从悬崖峭壁上的生死考验,到床头灯下的亲情传承,刘波用他的坚守,在人祖山筑起了一道坚实的生态屏障。他的足迹,印在每一处候鸟停歇的山脊、每一条科普小径、每一道需要“四驱”攀爬的险沟;他的初心,藏在每一次数据回收、每一场科普讲解、每一组珍贵的影像。在这片莽莽山林间,他和无数护林人一起,守护着褐马鸡的家园,也守护着人与自然和谐共生的美好未来。

志愿者 赵红兵:太岳深处爱鸟人

“这几天沁河里又来了一群没见过的鸟,咱们去看看。”8月20日清晨,沁源县爱鸟护鸟志愿者赵红兵接到另一位志愿者段旭东的电话。
刚过6时,沁河岸边的薄雾还没散尽,赵红兵已挎着望远镜、扛着相机和段旭东一同蹑手蹑脚沿河坡向下走。突然,赵红兵改变方向,朝不远处一位带着渔具的村民走去:“老哥,河里的鸟正觅食呢。如果捞鱼,鸟儿该受惊了。你看,它们每天在附近多好啊!”看着他相机里的照片,村民收起渔具。

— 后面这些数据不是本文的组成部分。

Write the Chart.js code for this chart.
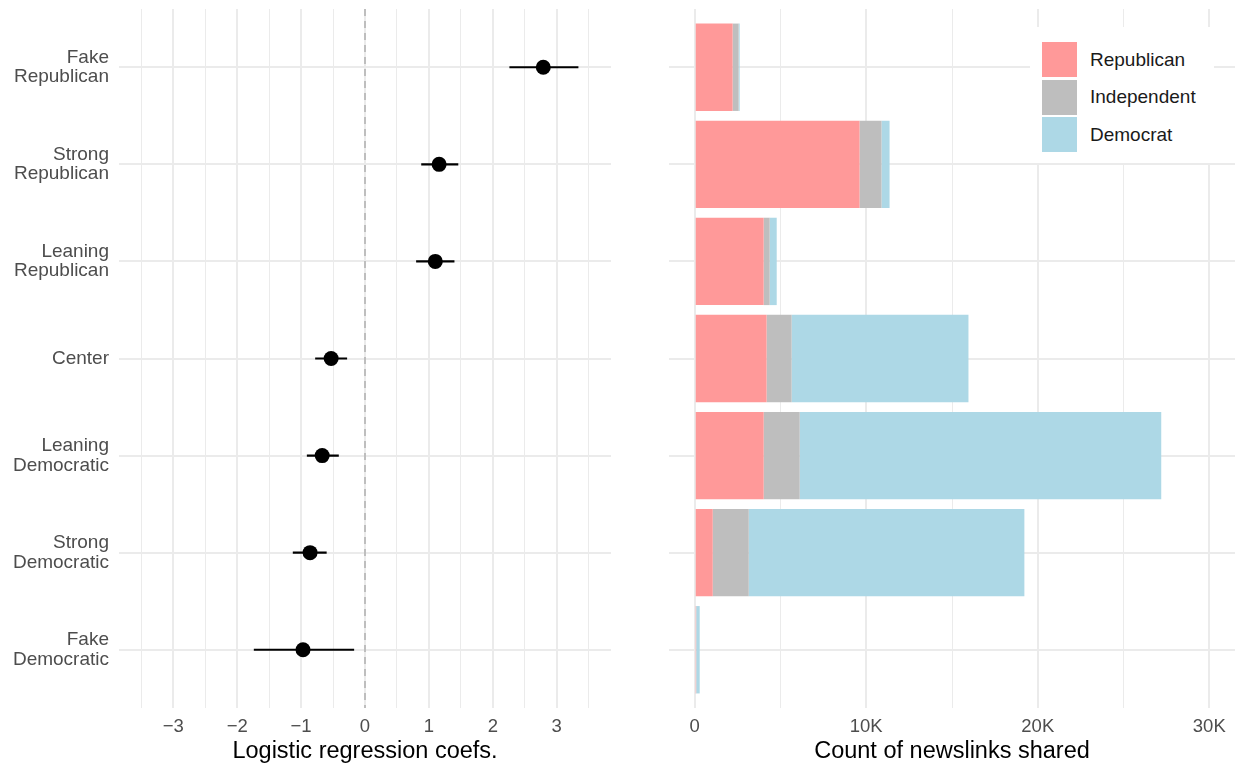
<!DOCTYPE html>
<html>
<head>
<meta charset="utf-8">
<script src="https://cdn.jsdelivr.net/npm/chart.js@4.4.1/dist/chart.umd.min.js"></script>
<style>
    body { margin: 0; background: #fff; width: 1236px; height: 767px; overflow: hidden; position: relative; font-family: "Liberation Sans", Arial, sans-serif; }
    #grafico-coefs { position: absolute; left: 0; top: 0; }
    #grafico-conteo { position: absolute; left: 640px; top: 0; }
    #leyenda { position: absolute; left: 1030px; top: 27px; width: 184px; height: 136px; background: #fff; }
    #leyenda .item { position: absolute; left: 12px; height: 35px; display: flex; align-items: center; }
    #leyenda .caja { width: 35px; height: 35px; margin-right: 13px; }
    #leyenda .texto { font-size: 19px; color: #1a1a1a; }
</style>
</head>
<body>
<canvas id="grafico-coefs" width="640" height="767"></canvas>
<canvas id="grafico-conteo" width="596" height="767"></canvas>
<div id="leyenda"></div>
<script>
// categorias de arriba hacia abajo
const categorias = ["Fake Republican", "Strong Republican", "Leaning Republican", "Center", "Leaning Democratic", "Strong Democratic", "Fake Democratic"];

// coeficientes de la regresion logistica con su intervalo
const coef = [2.79, 1.16, 1.10, -0.53, -0.67, -0.86, -0.97];
const coefInf = [2.26, 0.88, 0.80, -0.78, -0.91, -1.13, -1.74];
const coefSup = [3.34, 1.46, 1.40, -0.28, -0.41, -0.60, -0.17];

// conteo de enlaces compartidos por grupo de usuarios
const series = ["Republican", "Independent", "Democrat"];
const republicanos = [2210, 9610, 4020, 4190, 4020, 1050, 80];
const independientes = [350, 1280, 350, 1460, 2100, 2100, 10];
const democratas = [60, 470, 410, 10310, 21080, 16070, 200];
const colores = ["#FF9999", "#BEBEBE", "#ADD8E6"];

const ticksCoef = [-3.5, -3, -2.5, -2, -1.5, -1, -0.5, 0, 0.5, 1, 1.5, 2, 2.5, 3, 3.5];
const ticksConteo = [0, 5000, 10000, 15000, 20000, 25000, 30000];

const fuente = "'Liberation Sans', Arial, sans-serif";
const gris = "#EBEBEB";
const textoEje = "#4D4D4D";

function etiquetaCat(v) {
    const c = categorias[v];
    if (c === undefined) return "";
    const i = c.indexOf(" ");
    return i < 0 ? c : [c.slice(0, i), c.slice(i + 1)];
}

function ejeY(conEtiquetas, ancho) {
    return {
        type: "linear", min: -0.6, max: 6.6, reverse: true, offset: false,
        afterBuildTicks: (eje) => { eje.ticks = categorias.map((_, i) => ({ value: i })); },
        afterFit: (eje) => { eje.width = ancho; eje.paddingTop = 0; eje.paddingBottom = 0; },
        border: { display: false },
        grid: { color: gris, lineWidth: 2, drawTicks: false, offset: false },
        ticks: {
            display: conEtiquetas, padding: 10, color: textoEje,
            font: { family: fuente, size: 19, lineHeight: 1.02 },
            callback: (v) => etiquetaCat(v),
        },
    };
}

function ejeX(valores, mayor, etiqueta, titulo) {
    return {
        type: "linear",
        afterBuildTicks: (eje) => { eje.ticks = valores.map((v) => ({ value: v })); },
        afterFit: (eje) => { eje.height = 59; },
        border: { display: false },
        grid: {
            color: gris, drawTicks: false,
            lineWidth: (ctx) => (Math.abs(ctx.tick.value / mayor - Math.round(ctx.tick.value / mayor)) < 1e-9 ? 2 : 1),
        },
        ticks: {
            padding: 8, color: textoEje, autoSkip: false, maxRotation: 0,
            font: { family: fuente, size: 18.5 },
            callback: (v) => (Math.abs(v / mayor - Math.round(v / mayor)) < 1e-9 ? etiqueta(v) : ""),
        },
        title: { display: true, text: titulo, color: "#000", font: { family: fuente, size: 23.5 }, padding: { top: 0, bottom: 1 } },
    };
}

// panel izquierdo: coeficientes
const puntos = coef.map((v, i) => ({ x: v, y: i }));
const barrasError = categorias.map((_, i) => ({
    data: [{ x: coefInf[i], y: i }, { x: coefSup[i], y: i }],
    showLine: true, borderColor: "#000", borderWidth: 2.2, pointRadius: 0, order: 1,
}));

const xCoef = ejeX(ticksCoef, 1, (v) => (v < 0 ? "\u2212" + Math.abs(v) : String(v)), "Logistic regression coefs.");
xCoef.min = -3.85;
xCoef.max = 3.85;

new Chart(document.getElementById("grafico-coefs"), {
    type: "scatter",
    data: {
        datasets: [
            { data: puntos, backgroundColor: "#000", borderWidth: 0, pointRadius: 7.5, order: 0 },
            ...barrasError,
            {
                data: [{ x: 0, y: -0.6 }, { x: 0, y: 6.6 }], showLine: true, borderColor: "#B3B3B3",
                borderWidth: 1.6, borderDash: [7, 5], pointRadius: 0, order: 2,
            },
        ],
    },
    options: {
        responsive: false, animation: false, events: [],
        layout: { padding: { top: 9, right: 29, left: 0, bottom: 0 } },
        plugins: { legend: { display: false }, tooltip: { enabled: false } },
        scales: { x: xCoef, y: ejeY(true, 119) },
    },
});

// panel derecho: barras apiladas
const xConteo = ejeX(ticksConteo, 10000, (v) => (v === 0 ? "0" : v / 1000 + "K"), "Count of newslinks shared");
xConteo.min = -1500;
xConteo.max = 31500;
xConteo.stacked = true;
const yConteo = ejeY(false, 29);
yConteo.stacked = true;

const valoresSerie = [republicanos, independientes, democratas];

new Chart(document.getElementById("grafico-conteo"), {
    type: "bar",
    data: {
        datasets: series.map((s, k) => ({
            label: s,
            data: valoresSerie[k].map((v, i) => ({ x: v, y: i })),
            backgroundColor: colores[k], borderWidth: 0,
            categoryPercentage: 1, barPercentage: 0.9,
        })),
    },
    options: {
        indexAxis: "y", responsive: false, animation: false, events: [],
        layout: { padding: { top: 9, right: 1, left: 0, bottom: 0 } },
        plugins: { legend: { display: false }, tooltip: { enabled: false } },
        scales: { x: xConteo, y: yConteo },
    },
});

// leyenda dentro del panel
const leyenda = document.getElementById("leyenda");
leyenda.innerHTML = series.map((s, k) => `
    <div class="item" style="top:${15 + k * 37.5}px">
      <span class="caja" style="background:${colores[k]}"></span><span class="texto">${s}</span>
    </div>`).join("");
</script>
</body>
</html>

这样的清晨,赵红兵已坚持了十几年。作为沁源县野生动植物保护志愿者团队的核心,他的足迹遍布沁源县每一片森林、每一条溪流,用自己的行动影响带动越来越多的人加入野生动植物保护行列。多年来,他和志愿者们观察记录灵空山国家级自然保护区和沁源县分布的鸟类等野生动植物,通过摄影记录和上传中国观鸟中心数据记录,为我省鸟类分布提供了有效依据。
在他的倡导下,山西首家观鸟协会在沁源县成立,医生、教师、学生、工人纷纷加入。从此,节假日的林区里多了群“追鸟人”,乡村学校的课堂上多了节“护鸟课”。“老乡们,这褐马鸡是国家一级保护动物,要是看见受伤的,可别自己处理!”村口树下,赵红兵举着照片讲解,身后的志愿者们忙着分发保护手册。
最让他难忘的是一对红角鸮雏鸟。当时群众送来两只从巢穴掉落的幼鸟,怕光喂牛肉营养不良,赵红兵连夜从网上买了大麦虫,学人工饲养。他每天都蹲在笼舍前观察雏鸟进食、记录生长情况,直到雏鸟偷偷飞走。这些年,经他手救治放归的褐马鸡、雕鸮、苍鹭等有60余头次。
赵红兵不仅带着团队去广西龙州、湖北神农架等地交流观鸟经验,还为来沁源观察鸟类的全国各地鸟类保护协会和自然教育团队规划线路、联系民宿。各地鸟友在走进沁源、观察沁源后,被沁源的生态景观和鸟类资源深深折服。
如今,沁源成了全国知名的观鸟地,越来越多的人跟着赵红兵走进山林、河边。为更好地宣传鸟类知识,他和志愿者团队组建了鸟类保护工作室——“褐马鸡小屋”,小屋里挂满了鸟类照片。这里周末成了孩子们的自然课堂。
夕阳下,“褐马鸡小屋”的笑声依旧。赵红兵轻声对孩子们说:“每只鸟都是大自然的宝贝,保护它们,就是保护着咱沁源的绿水青山。”